New York Gov. Andrew Cuomo also announced at a press conference that a "device" was sent to his Manhattan office. But a spokesperson for the governor later walked back that statement, saying that a "preliminary investigation" showed that the package contained "computer files" on the white nationalist group The Proud Boys.

Cuomo later announced that he was deploying 100 additional state National Guard soldiers and directing state police to double security at key bridges and tunnels across New York state, as well as at JFK and LaGuardia airports and mass transit systems, "out of an abundance of caution."

"New Yorkers have never succumbed to fear or intimidation, and today will be no different," Cuomo said. "We are tough, we are resilient and we will not allow terrorist thugs to change the way we lead our lives. We will not let terrorism win — not today, not ever."

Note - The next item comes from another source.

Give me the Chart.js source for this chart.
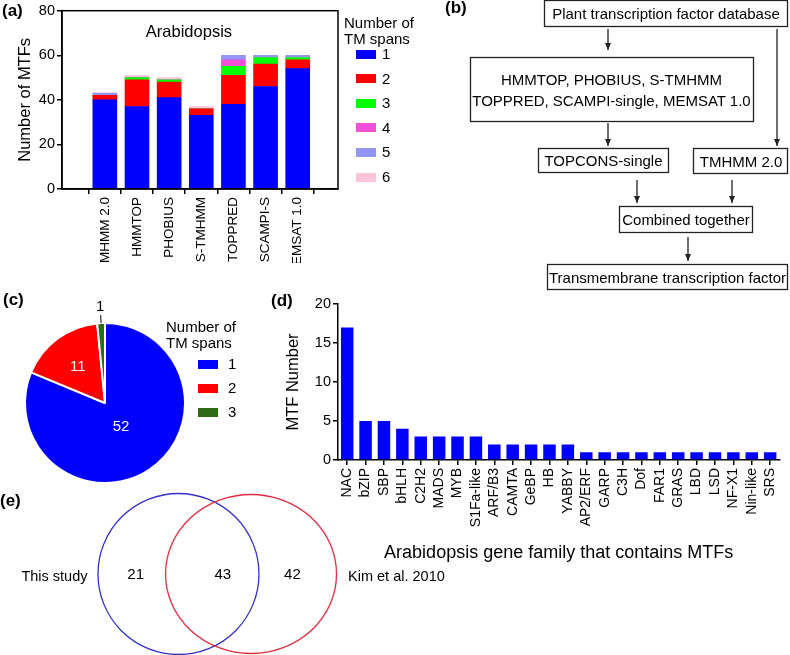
<!DOCTYPE html>
<html>
<head>
<meta charset="utf-8">
<script src="https://cdn.jsdelivr.net/npm/chart.js@4.4.0/dist/chart.umd.min.js"></script>
<style>
  body { margin: 0; background: #fff; font-family: "Liberation Sans", Arial, sans-serif; color: #000; }
  #fig { position: relative; width: 790px; height: 655px; overflow: hidden; }
  .abs { position: absolute; }
  .tag { position: absolute; font-weight: bold; font-size: 17px; line-height: 1; }
  .ltitle { position: absolute; font-size: 15px; line-height: 16px; white-space: nowrap; }
  .sw { position: absolute; width: 20px; height: 9px; }
  .lab { position: absolute; font-size: 15px; line-height: 1; }
</style>
</head>
<body>
<div id="fig">
  <canvas id="chartA" class="abs" width="345" height="263" style="left:0;top:0"></canvas>
  <canvas id="chartD" class="abs" width="510" height="280" style="left:280px;top:290px"></canvas>
  <canvas id="chartC" class="abs" width="180" height="200" style="left:15px;top:295px"></canvas>
  <canvas id="chartE" class="abs" width="460" height="174" style="left:0;top:487px"></canvas>

  <svg class="abs" style="left:0;top:0" width="790" height="300" font-family="Liberation Sans, Arial, sans-serif" font-size="15">
    <defs>
      <marker id="ah" markerWidth="8" markerHeight="8" refX="7" refY="4" orient="auto" markerUnits="userSpaceOnUse">
        <path d="M0,1 L7,4 L0,7 Z" fill="#222"/>
      </marker>
    </defs>
    <g fill="none" stroke="#222" stroke-width="1.3">
      <rect x="544.5" y="0.5" width="243" height="26"/>
      <rect x="470.5" y="57.5" width="283" height="64"/>
      <rect x="538.5" y="148.5" width="130" height="24"/>
      <rect x="693.5" y="148.5" width="94" height="25"/>
      <rect x="619.5" y="206.5" width="133" height="26"/>
      <rect x="547.5" y="264.5" width="240" height="25"/>
    </g>
    <g stroke="#222" stroke-width="1.3" marker-end="url(#ah)">
      <line x1="608" y1="29" x2="608" y2="50"/>
      <line x1="777" y1="29" x2="777" y2="146"/>
      <line x1="608" y1="123" x2="608" y2="146"/>
      <line x1="637" y1="180" x2="637" y2="203"/>
      <line x1="732" y1="180" x2="732" y2="203"/>
      <line x1="688" y1="237" x2="688" y2="261"/>
    </g>
    <g text-anchor="middle" dominant-baseline="central" fill="#000">
      <text x="666" y="13.5">Plant transcription factor database</text>
      <text x="611.5" y="79">HMMTOP, PHOBIUS, S-TMHMM</text>
      <text x="611.5" y="100.5">TOPPRED, SCAMPI-single, MEMSAT 1.0</text>
      <text x="603.5" y="160.5">TOPCONS-single</text>
      <text x="741" y="161">TMHMM 2.0</text>
      <text x="686" y="219.5">Combined together</text>
      <text x="667.5" y="277">Transmembrane transcription factor</text>
    </g>
  </svg>

  <div class="tag" style="left:2px;top:2px">(a)</div>
  <div class="tag" style="left:445px;top:-1px">(b)</div>
  <div class="tag" style="left:3px;top:291px">(c)</div>
  <div class="tag" style="left:271px;top:292px">(d)</div>
  <div class="tag" style="left:0;top:492px">(e)</div>

  <div class="ltitle" style="left:344px;top:15px">Number of<br>TM spans</div>
  <div class="ltitle" style="left:166px;top:319px">Number of<br>TM spans</div>
</div>

<script>
Chart.defaults.font.family = '"Liberation Sans", Arial, sans-serif';
Chart.defaults.color = '#000';
Chart.defaults.animation = false;
Chart.defaults.events = [];
Chart.defaults.plugins.legend.display = false;
Chart.defaults.plugins.tooltip.enabled = false;

// (a) predicted MTFs per tool, split by number of TM spans
let tools = ['TMHMM 2.0', 'HMMTOP', 'PHOBIUS', 'S-TMHMM', 'TOPPRED', 'SCAMPI-S', 'MEMSAT 1.0'];
let spanNames = ['1', '2', '3', '4', '5', '6'];
let span1 = [40, 37, 41, 33, 38, 46, 54];
let span2 = [2, 12, 7, 3, 13, 10, 4];
let span3 = [0, 1, 1, 0, 4, 3, 1];
let span4 = [0, 0, 0, 0, 3, 0, 0];
let span5 = [1, 0, 0, 0, 2, 1, 1];
let span6 = [0, 1, 1, 1, 0, 0, 0];
let spanColors = ['#0000FF', '#FF0000', '#00FF00', '#F050D8', '#9494F4', '#FFC4DC'];

// (c) pie
let pieSpans = ['1', '2', '3'];
let pieCounts = [52, 11, 1];
let pieColors = ['#0000FF', '#FF0000', '#2F6A17'];

// (d) gene families
let families = ['NAC', 'bZIP', 'SBP', 'bHLH', 'C2H2', 'MADS', 'MYB', 'S1Fa-like', 'ARF/B3', 'CAMTA', 'GeBP', 'HB', 'YABBY',
  'AP2/ERF', 'GARP', 'C3H', 'Dof', 'FAR1', 'GRAS', 'LBD', 'LSD', 'NF-X1', 'Nin-like', 'SRS'];
let familyCounts = [17, 5, 5, 4, 3, 3, 3, 3, 2, 2, 2, 2, 2, 1, 1, 1, 1, 1, 1, 1, 1, 1, 1, 1];

// (e) venn
let vennSets = ['This study', 'Kim et al. 2010'];
let vennCounts = [21, 43, 42];

let fig = document.getElementById('fig');

function addLegend(left, firstY, step, labelLeft, names, colors) {
  names.forEach((n, k) => {
    let sw = document.createElement('div');
    sw.className = 'sw';
    sw.style.left = left + 'px';
    sw.style.top = (firstY + k * step - 4.5) + 'px';
    sw.style.background = colors[k];
    fig.appendChild(sw);
    let lb = document.createElement('div');
    lb.className = 'lab';
    lb.style.left = labelLeft + 'px';
    lb.style.top = (firstY + k * step - 8) + 'px';
    lb.textContent = n;
    fig.appendChild(lb);
  });
}
addLegend(356, 54, 24.6, 382, spanNames, spanColors);
addLegend(198, 364, 24, 228, pieSpans, pieColors);

let axisLine = {color: '#000', width: 1.5};
let tickGrid = {drawOnChartArea: false, tickLength: 5, color: '#000', lineWidth: 1.5};

let frameA = {
  id: 'frameA',
  afterDraw(chart) {
    let c = chart.ctx, a = chart.chartArea;
    c.save();
    c.strokeStyle = '#000';
    c.lineWidth = 1.5;
    c.strokeRect(a.left, a.top, a.right - a.left, a.bottom - a.top);
    c.font = '16.5px "Liberation Sans", Arial, sans-serif';
    c.textAlign = 'center';
    c.textBaseline = 'middle';
    c.fillStyle = '#000';
    c.fillText('Arabidopsis', a.left + (a.right - a.left) * 0.46, a.top + 22);
    c.restore();
  }
};

let ctxA = document.getElementById('chartA').getContext('2d');
let chartA = new Chart(ctxA, {
  type: 'bar',
  data: {
    datasets: [span1, span2, span3, span4, span5, span6].map((vals, k) => ({
      label: spanNames[k],
      data: vals.map((v, i) => ({x: i, y: v})),
      backgroundColor: spanColors[k],
      borderWidth: 0,
      barThickness: 24
    }))
  },
  options: {
    responsive: false,
    layout: {padding: {top: 6, right: 7, left: 16, bottom: 0}},
    scales: {
      x: {
        type: 'linear',
        stacked: true,
        min: -0.72,
        max: 6.64,
        afterBuildTicks: (s) => { s.ticks = tools.map((t, i) => ({value: i})); },
        afterFit: (s) => { s.height = 74; },
        ticks: {
          callback: (v) => tools[v],
          minRotation: 90,
          maxRotation: 90,
          autoSkip: false,
          padding: 3,
          font: {size: 13.5}
        },
        grid: tickGrid,
        border: axisLine
      },
      y: {
        stacked: true,
        min: 0,
        max: 80,
        afterFit: (s) => { s.width = 46; },
        ticks: {stepSize: 20, padding: 2, font: {size: 14.5}},
        grid: tickGrid,
        border: axisLine,
        title: {display: true, text: 'Number of MTFs', font: {size: 16.5}, padding: 0}
      }
    }
  },
  plugins: [frameA]
});

// pie labels: value inside slices, "1" outside with a short leader line
let pieLabels = {
  id: 'pieLabels',
  afterDatasetsDraw(chart) {
    let c = chart.ctx;
    let meta = chart.getDatasetMeta(0);
    let radii = [0.36, 0.57, 1.2];
    let colors = ['#fff', '#fff', '#000'];
    c.save();
    c.font = '15px "Liberation Sans", Arial, sans-serif';
    c.textAlign = 'center';
    c.textBaseline = 'middle';
    meta.data.forEach((arc, i) => {
      let mid = (arc.startAngle + arc.endAngle) / 2;
      let r = arc.outerRadius;
      c.fillStyle = colors[i];
      c.fillText(pieCounts[i], arc.x + Math.cos(mid) * r * radii[i], arc.y + Math.sin(mid) * r * radii[i]);
      if (radii[i] > 1) {
        c.strokeStyle = '#000';
        c.lineWidth = 1;
        c.beginPath();
        c.moveTo(arc.x + Math.cos(mid) * r * 1.0, arc.y + Math.sin(mid) * r * 1.0);
        c.lineTo(arc.x + Math.cos(mid) * r * 1.1, arc.y + Math.sin(mid) * r * 1.1);
        c.stroke();
      }
    });
    c.restore();
  }
};

let ctxC = document.getElementById('chartC').getContext('2d');
let chartC = new Chart(ctxC, {
  type: 'pie',
  data: {
    labels: pieSpans,
    datasets: [{
      data: pieCounts,
      backgroundColor: pieColors,
      borderColor: '#fff',
      borderWidth: 2
    }]
  },
  options: {
    responsive: false,
    layout: {padding: {top: 27, bottom: 11, left: 9, right: 9}}
  },
  plugins: [pieLabels]
});

let ctxD = document.getElementById('chartD').getContext('2d');
let chartD = new Chart(ctxD, {
  type: 'bar',
  data: {
    labels: families,
    datasets: [{
      data: familyCounts,
      backgroundColor: '#0000FF',
      borderWidth: 0,
      categoryPercentage: 1,
      barPercentage: 0.68
    }]
  },
  options: {
    responsive: false,
    layout: {padding: {top: 14, right: 2, left: 4, bottom: 0}},
    scales: {
      x: {
        afterFit: (s) => { s.height = 110; },
        ticks: {minRotation: 90, maxRotation: 90, autoSkip: false, padding: 3, font: {size: 14}},
        grid: Object.assign({offset: false}, tickGrid),
        border: axisLine,
        title: {display: true, text: 'Arabidopsis gene family that contains MTFs', font: {size: 18}, padding: {top: 0, bottom: 6}}
      },
      y: {
        min: 0,
        max: 20,
        afterFit: (s) => { s.width = 54; },
        ticks: {stepSize: 5, padding: 2, font: {size: 14.5}},
        grid: tickGrid,
        border: axisLine,
        title: {display: true, text: 'MTF Number', font: {size: 16.5}, padding: 0}
      }
    }
  }
});

// venn: two set outlines placed on a hidden linear scale, counts written in each region
let ell = document.createElement('canvas');
ell.width = 176;
ell.height = 164;
let ec = ell.getContext('2d');
ec.strokeStyle = '#E0283C';
ec.lineWidth = 1.3;
ec.beginPath();
ec.ellipse(88, 82, 85.5, 79.5, 0, 0, 2 * Math.PI);
ec.stroke();

let vennText = {
  id: 'vennText',
  afterDatasetsDraw(chart) {
    let c = chart.ctx, x = chart.scales.x, y = chart.scales.y;
    let cy = y.getPixelForValue(0);
    let spots = [-0.59, 0.61, 1.57];
    c.save();
    c.fillStyle = '#000';
    c.textBaseline = 'middle';
    c.font = '15px "Liberation Sans", Arial, sans-serif';
    c.textAlign = 'center';
    vennCounts.forEach((n, i) => c.fillText(n, x.getPixelForValue(spots[i]), cy + 1));
    c.font = '14.5px "Liberation Sans", Arial, sans-serif';
    c.textAlign = 'right';
    c.fillText(vennSets[0], x.getPixelForValue(0) - 91, cy + 3);
    c.textAlign = 'left';
    c.fillText(vennSets[1], x.getPixelForValue(1) + 97, cy + 3);
    c.restore();
  }
};

let ctxE = document.getElementById('chartE').getContext('2d');
let chartE = new Chart(ctxE, {
  type: 'scatter',
  data: {
    datasets: [{
      data: vennSets.map((s, i) => ({x: i, y: 0})),
      pointStyle: ['circle', ell],
      pointRadius: [80.5, 80],
      pointBorderColor: ['#3030C8', '#E0283C'],
      pointBorderWidth: 1.3,
      pointBackgroundColor: 'rgba(0,0,0,0)',
      clip: false
    }]
  },
  options: {
    responsive: false,
    layout: {padding: 0, autoPadding: false},
    scales: {
      x: {display: false, min: -2.46, max: 3.88},
      y: {display: false, min: -1, max: 1}
    }
  },
  plugins: [vennText]
});
</script>
</body>
</html>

President Trump condemned the threatening mailings Wednesday afternoon, saying that "acts or threats of political violence of any kind have no place in the United States of America." He was joined by Vice President Mike Pence, who tweeted: "These cowardly actions are despicable & have no place in this Country." White House Press Secretary Sarah Sanders added: "These terrorizing acts are despicable, and anyone responsible will be held accountable to the fullest extent of the law."

But House Democratic Leader Nancy Pelosi and Senate Democratic Leader Chuck Schumer criticized Trump in a joint statement, saying the president's words "ring hollow until he reverses his statements that condone acts of violence.

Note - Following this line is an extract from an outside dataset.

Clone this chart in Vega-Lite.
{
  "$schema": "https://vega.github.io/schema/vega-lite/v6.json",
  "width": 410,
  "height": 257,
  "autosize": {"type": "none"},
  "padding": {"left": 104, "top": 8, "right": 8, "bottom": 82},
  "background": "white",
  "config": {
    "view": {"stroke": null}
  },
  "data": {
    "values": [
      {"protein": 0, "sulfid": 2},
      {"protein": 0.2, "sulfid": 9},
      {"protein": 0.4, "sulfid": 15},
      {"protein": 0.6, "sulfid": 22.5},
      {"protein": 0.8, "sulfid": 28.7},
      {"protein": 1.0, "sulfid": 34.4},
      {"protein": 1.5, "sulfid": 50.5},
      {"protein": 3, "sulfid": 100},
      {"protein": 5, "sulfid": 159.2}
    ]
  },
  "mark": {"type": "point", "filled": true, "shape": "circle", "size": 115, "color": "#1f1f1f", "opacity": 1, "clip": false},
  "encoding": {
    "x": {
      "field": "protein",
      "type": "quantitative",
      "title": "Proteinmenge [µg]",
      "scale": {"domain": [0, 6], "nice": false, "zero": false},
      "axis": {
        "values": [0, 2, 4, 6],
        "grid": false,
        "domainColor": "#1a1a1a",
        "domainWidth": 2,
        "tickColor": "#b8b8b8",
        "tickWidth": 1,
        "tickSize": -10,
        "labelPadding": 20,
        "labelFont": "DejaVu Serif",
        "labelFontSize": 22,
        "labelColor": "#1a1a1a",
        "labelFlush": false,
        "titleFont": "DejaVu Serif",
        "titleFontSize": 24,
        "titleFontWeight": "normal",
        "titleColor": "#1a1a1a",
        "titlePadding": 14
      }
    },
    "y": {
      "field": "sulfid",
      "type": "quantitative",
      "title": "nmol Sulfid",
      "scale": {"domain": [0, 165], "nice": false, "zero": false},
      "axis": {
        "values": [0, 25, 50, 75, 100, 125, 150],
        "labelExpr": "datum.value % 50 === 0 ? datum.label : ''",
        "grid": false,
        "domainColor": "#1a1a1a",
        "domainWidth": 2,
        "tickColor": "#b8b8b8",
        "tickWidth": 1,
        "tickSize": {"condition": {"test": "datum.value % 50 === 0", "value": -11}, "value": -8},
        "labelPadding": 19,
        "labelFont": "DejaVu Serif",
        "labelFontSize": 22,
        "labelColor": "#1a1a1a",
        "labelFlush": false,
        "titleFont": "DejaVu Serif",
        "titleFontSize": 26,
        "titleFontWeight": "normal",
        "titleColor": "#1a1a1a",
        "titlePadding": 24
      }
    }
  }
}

"Time and time again, the President has condoned physical violence and divided Americans with his words and his actions," Pelosi and Schumer added, referencing Trump "expressing support for the Congressman [Greg Gianforte] who body-slammed a reporter, the neo-Nazis who killed a young woman in Charlottesville, his supporters at rallies who get violent with protestors, dictators around the world who murder their own citizens, and referring to the free press as the enemy of the people."

At an event in Austin, Texas Wednesday night, Brennan praised Trump for condemning the mailings but added that "I sincerely wish, that Donald Trump ... would have said these things previously and regularly."

Unfortunately, I think Donald Trump too often has helped to incite some of these feelings of anger, if not violence, when he points to acts of violence or also talks about swinging at somebody from the press or the media," Brennan went on. "So, I’m hoping this is going to make clear to him that what he has done heretofore as far as a lot of this rhetoric really is counterproductive. It is un-American. It is what a president should not be doing.

"What he said today is what the president should be doing, but [he should] follow up on those words with actions and with his future comments," the former CIA director said. "I'm hoping that maybe this is a turning point."